::: Dataset rows

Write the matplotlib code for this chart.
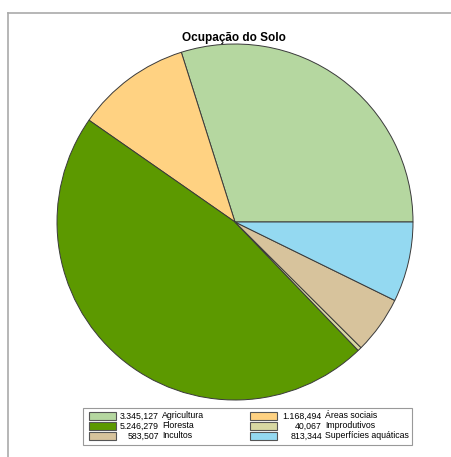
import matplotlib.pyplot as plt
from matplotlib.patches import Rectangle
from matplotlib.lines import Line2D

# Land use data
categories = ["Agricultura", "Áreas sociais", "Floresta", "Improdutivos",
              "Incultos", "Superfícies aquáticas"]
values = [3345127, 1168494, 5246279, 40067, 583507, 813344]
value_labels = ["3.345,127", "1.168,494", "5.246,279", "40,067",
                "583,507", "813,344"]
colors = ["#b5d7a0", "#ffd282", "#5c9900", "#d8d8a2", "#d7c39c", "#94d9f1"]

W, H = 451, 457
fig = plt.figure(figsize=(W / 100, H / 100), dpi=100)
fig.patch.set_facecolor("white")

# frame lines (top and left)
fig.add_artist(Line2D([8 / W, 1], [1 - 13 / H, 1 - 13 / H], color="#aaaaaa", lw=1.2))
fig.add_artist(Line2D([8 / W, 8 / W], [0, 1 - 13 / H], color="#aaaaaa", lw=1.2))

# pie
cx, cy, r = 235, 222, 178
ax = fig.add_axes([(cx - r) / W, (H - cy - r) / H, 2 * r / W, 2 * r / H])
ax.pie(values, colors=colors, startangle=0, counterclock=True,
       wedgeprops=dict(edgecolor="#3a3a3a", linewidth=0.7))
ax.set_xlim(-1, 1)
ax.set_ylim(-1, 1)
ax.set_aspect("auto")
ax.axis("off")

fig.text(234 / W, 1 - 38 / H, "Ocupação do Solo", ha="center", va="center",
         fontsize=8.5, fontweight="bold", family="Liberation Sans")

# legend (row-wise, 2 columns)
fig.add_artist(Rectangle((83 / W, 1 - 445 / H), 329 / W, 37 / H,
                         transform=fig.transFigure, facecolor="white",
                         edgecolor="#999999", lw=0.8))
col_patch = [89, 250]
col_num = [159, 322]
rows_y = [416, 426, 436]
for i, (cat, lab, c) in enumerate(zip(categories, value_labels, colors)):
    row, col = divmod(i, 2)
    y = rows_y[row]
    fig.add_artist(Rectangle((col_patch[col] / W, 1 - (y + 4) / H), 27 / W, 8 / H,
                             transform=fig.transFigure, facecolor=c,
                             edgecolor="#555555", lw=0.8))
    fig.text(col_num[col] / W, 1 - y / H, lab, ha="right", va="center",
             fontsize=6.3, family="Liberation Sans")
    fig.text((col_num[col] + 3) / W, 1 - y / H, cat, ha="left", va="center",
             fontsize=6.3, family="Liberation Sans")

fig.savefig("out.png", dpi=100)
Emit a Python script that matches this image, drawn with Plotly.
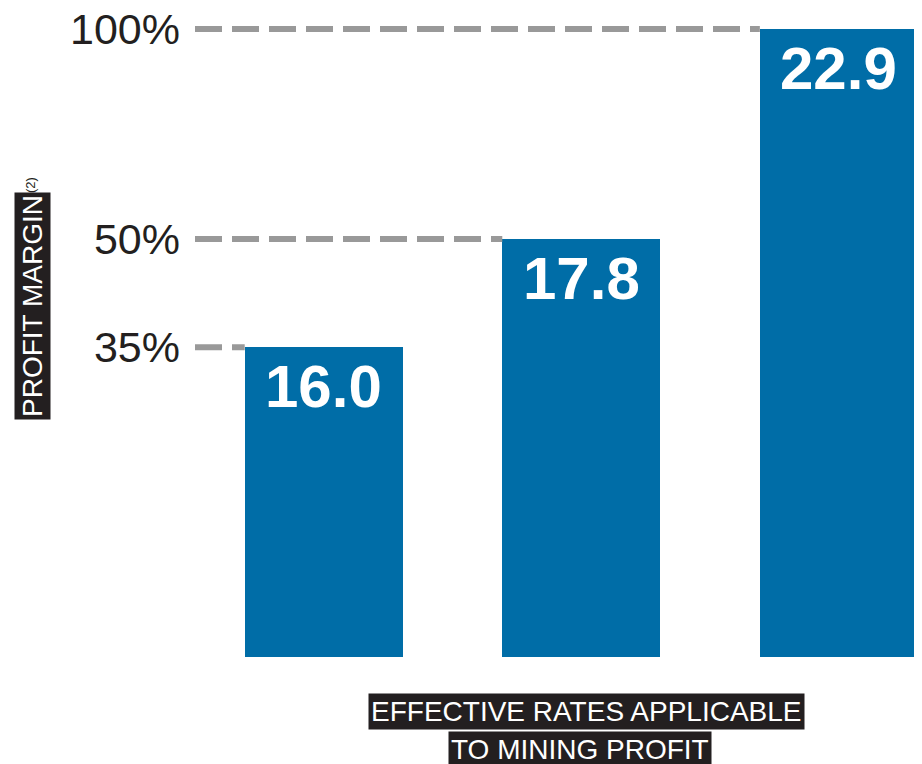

::::::

→ Given problem
Write the entries above out again exactly, but not the pictures.

→ Result of the task
Write the matplotlib code for this chart.
import matplotlib.pyplot as plt
from matplotlib.patches import Rectangle
from matplotlib.lines import Line2D

# Land use data
categories = ["Agricultura", "Áreas sociais", "Floresta", "Improdutivos",
              "Incultos", "Superfícies aquáticas"]
values = [3345127, 1168494, 5246279, 40067, 583507, 813344]
value_labels = ["3.345,127", "1.168,494", "5.246,279", "40,067",
                "583,507", "813,344"]
colors = ["#b5d7a0", "#ffd282", "#5c9900", "#d8d8a2", "#d7c39c", "#94d9f1"]

W, H = 451, 457
fig = plt.figure(figsize=(W / 100, H / 100), dpi=100)
fig.patch.set_facecolor("white")

# frame lines (top and left)
fig.add_artist(Line2D([8 / W, 1], [1 - 13 / H, 1 - 13 / H], color="#aaaaaa", lw=1.2))
fig.add_artist(Line2D([8 / W, 8 / W], [0, 1 - 13 / H], color="#aaaaaa", lw=1.2))

# pie
cx, cy, r = 235, 222, 178
ax = fig.add_axes([(cx - r) / W, (H - cy - r) / H, 2 * r / W, 2 * r / H])
ax.pie(values, colors=colors, startangle=0, counterclock=True,
       wedgeprops=dict(edgecolor="#3a3a3a", linewidth=0.7))
ax.set_xlim(-1, 1)
ax.set_ylim(-1, 1)
ax.set_aspect("auto")
ax.axis("off")

fig.text(234 / W, 1 - 38 / H, "Ocupação do Solo", ha="center", va="center",
         fontsize=8.5, fontweight="bold", family="Liberation Sans")

# legend (row-wise, 2 columns)
fig.add_artist(Rectangle((83 / W, 1 - 445 / H), 329 / W, 37 / H,
                         transform=fig.transFigure, facecolor="white",
                         edgecolor="#999999", lw=0.8))
col_patch = [89, 250]
col_num = [159, 322]
rows_y = [416, 426, 436]
for i, (cat, lab, c) in enumerate(zip(categories, value_labels, colors)):
    row, col = divmod(i, 2)
    y = rows_y[row]
    fig.add_artist(Rectangle((col_patch[col] / W, 1 - (y + 4) / H), 27 / W, 8 / H,
                             transform=fig.transFigure, facecolor=c,
                             edgecolor="#555555", lw=0.8))
    fig.text(col_num[col] / W, 1 - y / H, lab, ha="right", va="center",
             fontsize=6.3, family="Liberation Sans")
    fig.text((col_num[col] + 3) / W, 1 - y / H, cat, ha="left", va="center",
             fontsize=6.3, family="Liberation Sans")

fig.savefig("out.png", dpi=100)
Emit a Python script that matches this image, drawn with Plotly.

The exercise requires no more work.